Zahra Saleh in Eternal Opposition

2019-01-03 | Tanja Holm padlock


For over a decade, Zahra Saleh fought for southern independence from the north of Yemen. She was imprisoned eleven times and carried a banner like a beauty queen with the text "Independence or Death" when she marched along with the men in the streets of Aden. Tanja Holm remembers a controversial woman whose significance has been overlooked in the West.

Zahra Saleh, full-time activist in ”South Arabia” passed away on November 27. She was 40 years old.

First time we met, Zahra Saleh grabbed my arm. I lived in northern Yemen and had travelled to the south to report on a rebellion. With decisive steps she led me to a car. In the back seat she introduced herself and said that she had heard that I wanted to get to know her resistance movement. She left me her number with a warning: a previous reporter had gotten into trouble when caught with it. She herself faced problems. ”The police say I should be thrown into prison”, she said. ”But not the women’s prison, this time they’ll lock me up with the men.” I put her in as Zorro (the fictional character who defends the people against corrupt and tyrannical officials) in my phone book and the coming eight years we both called and met countless times.

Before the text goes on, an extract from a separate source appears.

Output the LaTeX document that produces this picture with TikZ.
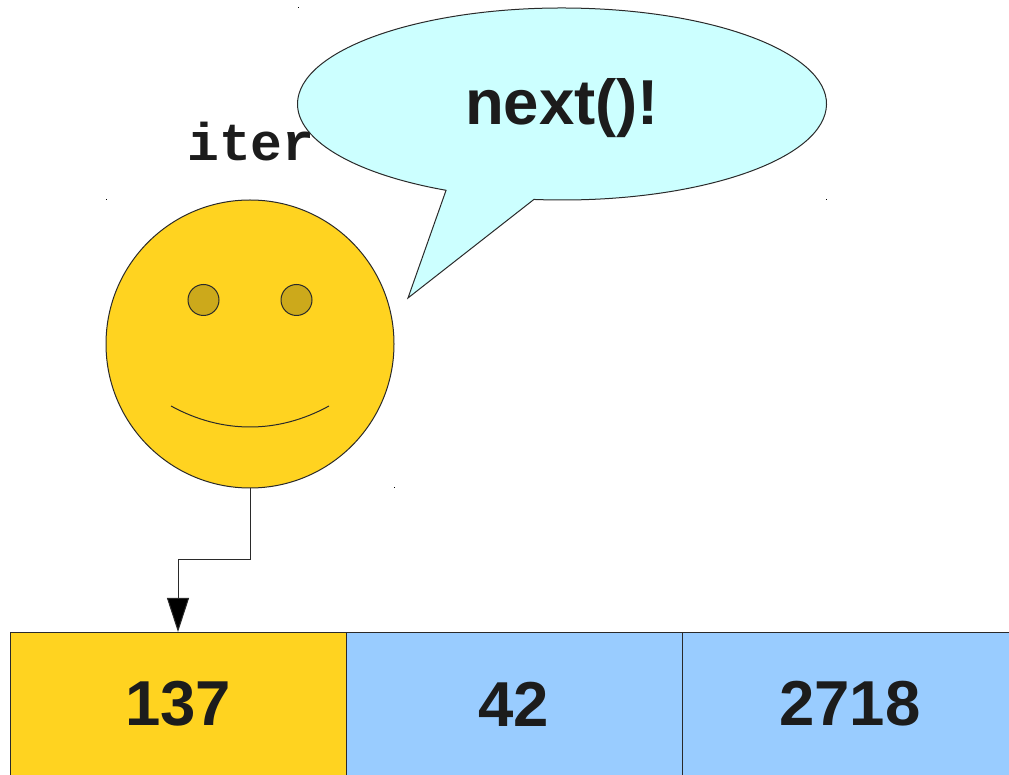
\documentclass[tikz,border=0pt]{standalone}
\usepackage{fontspec}
\setmainfont{Liberation Sans}
\setmonofont{Liberation Mono}
\usetikzlibrary{arrows.meta}
\definecolor{sunny}{HTML}{FFD320}
\definecolor{cellblue}{HTML}{99CCFF}
\definecolor{bubble}{HTML}{CCFFFF}
\definecolor{eyegold}{HTML}{CCA91B}
\definecolor{ink}{HTML}{1C1C1C}
\definecolor{wire}{HTML}{2A2A2A}
\tikzset{
  outline/.style={draw=wire,line width=1pt},
  cell/.style={outline,minimum width=336pt,minimum height=144pt,inner sep=0pt,outer sep=0pt,
    text=ink,font=\fontsize{63.5}{64}\selectfont\bfseries},
  facecircle/.style={outline,circle,fill=sunny,minimum size=288pt,inner sep=0pt,outer sep=0pt},
  eye/.style={outline,circle,fill=eyegold,minimum size=31pt,inner sep=0pt,outer sep=0pt},
  speck/.style={fill=black,inner sep=0pt,outer sep=0pt,minimum size=1pt},
}
\begin{document}
\begin{tikzpicture}[x=1pt,y=1pt]
\useasboundingbox (0,0) rectangle (1009,774);
% text beneath the bubble
\node[font=\fontsize{53}{53}\selectfont\ttfamily\bfseries,text=ink,inner sep=0pt] (iter) at (251,632) {iter};
% speech bubble
\coordinate (bc) at (562,670);
\coordinate (tip) at (408,476);
\path[outline,fill=bubble] (bc)+(263.9:264.5 and 96)
  arc[start angle=263.9,end angle=604,x radius=264.5,y radius=96] -- (tip) -- cycle;
\node[font=\fontsize{63.5}{64}\selectfont\bfseries,text=ink,inner sep=0pt] (say) at (562,666) {next()!};
% face
\node[facecircle] (face) at (250,430) {};
\node[eye] (eyeL) at (203.5,474) {};
\node[eye] (eyeR) at (296.5,474) {};
\coordinate (smileL) at (171,368);
\coordinate (smileR) at (329,368);
\draw[wire,line width=1pt] (smileL) .. controls (222,340) and (278,340) .. (smileR);
% array cells
\node[cell,fill=sunny] (c1) at (178,70) {137};
\node[cell,fill=cellblue] (c2) at (514,70) {42};
\node[cell,fill=cellblue] (c3) at (850,70) {2718};
% pointer
\coordinate (bend) at (178,214);
\draw[wire,line width=1pt,-{Triangle[length=34pt,width=22pt,fill=black]}] (face.south) |- (bend) -- (c1.north);
% selection specks
\node[speck] (s1) at (298,766) {};
\node[speck] (s2) at (106,574) {};
\node[speck] (s3) at (826,574) {};
\node[speck] (s4) at (394,286) {};
\end{tikzpicture}
\end{document}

Zahra Saleh is a well-known name in Aden, the capital of what she called her occupied land South Arabia. For over a decade she fought for the independence of the southern Yemeni provinces from the north. And a return of the demarcation before 1990, when South and North Yemen joined together in one country.

After years of discrimination against the south, Zahra Saleh along with thousands of other southern citizens took to the streets to demand equality with the North, in 2007. They formed the vast grassroots movement Hirak al-Janoubi al-Salmi (Peaceful Southern Movement), known as Hirak, within which she was seen as an unofficial leader.

Aden’s women had demanded their rights already in the 1970s. But the women’s struggle had met major setbacks. And Zahra Saleh became the first woman to march again along with the men in Aden’s streets, easy to recognize in the only niqab among men’s clothing. She wore a banner over her shoulder like beauty queens usually have. The caption: ”Independence or death”. It was literally meant, the one who wanted to silence her had to kill her.

When soldiers shot into the crowd, she didn't rush in the opposite direction. Her strategy was to hide under vehicles parked along the road. Under a car she was accompanied by a woman who asked to join the movement.

Zahra Saleh organized the southern women in a union and led thousands out from their home and back to the streets and the public sphere. But she left the assignment as the union’s chairperson after a few years to instead stand on the barricades. Her rough voice was heard in the front of the marches.

”My revolution is a South Arabian revolution!”

And the slogans once chanted against the British in the 1960s.

”Out, out occupants!” ”Resistance to the tyrants!”

She was imprisoned eleven times. To be released she was once forced to sign a paper and promise the authorities to marry. Then she would be kept prisoner at home, she explained and continued to march every single day, around large parts of the south.

She had no leisure activities, except possibly the Arab criminal series she followed on television. But she watched them to prepare for the next time she was arrested.

The only dialogue with North that Zahra Saleh could agree to was a practical one on how to get her country back. A federal transformation of Yemen with increased autonomy for the south was to her no alternative.

Behind her back, some called her Margaret Thatcher, she was Hirak’s iron woman, just as uncompromising with her politics. But unlike Thatcher, Zahra fought from the bottom up and took the consequences of her own struggle. About her nickname, she only had the following comment: ”Forget the British, we are under Yemeni occupation now.”

She urged civil disobedience and was beaten several times, not just by the security forces. Also by islamists in the south. She accused them of the grenade attack against her in 2014, when she seriously injured one leg, had to amputate the other. Her body was full of metal splits and she suffered from pains.

In the war against the Saleh-Houthi Alliance in 2015, Zahra Saleh continued her peaceful struggle and also documented the abuses on the south, although it was difficult to get around the ruins in a wheelchair.

Mother of the South. Heart of the movement. Flame of the revolution, she was honourably called.

In a future South Arabia, many wanted to see her as a minister. Some even hoped that she would become the Arabian Peninsula's first female president.

Bah, Zahra Saleh replied when I told her. She promised her comrades to always stay in opposition, along with new trouble-makers. Nevertheless, at the end of 2017 she was elected to the National Association, which has 303 individual members and acts as a provisional parliament in the south. She worked to develop a constitution for South Arabia.

Zahra Saleh was recently diagnosed with leukaemia. In Aden, there was not the care she needed. Thanks to help from the movement, she could fly to Egypt. There she died in the hospital. She was returned to Aden and received by friends who brought the body to her home for a final farewell.

She was buried on November 30 in a burial ground for the martyrs of the movement, as she herself desired. And is mourned by her father, sisters and brother. Like thousands of South Arabians who swear to pursue her liberation struggle.

Footnote: That the south is often ignored in the already scanty reporting on Yemen and that Zahra Saleh spoke dialectal Arabic and no English has contributed to her significance being overlooked in Western media.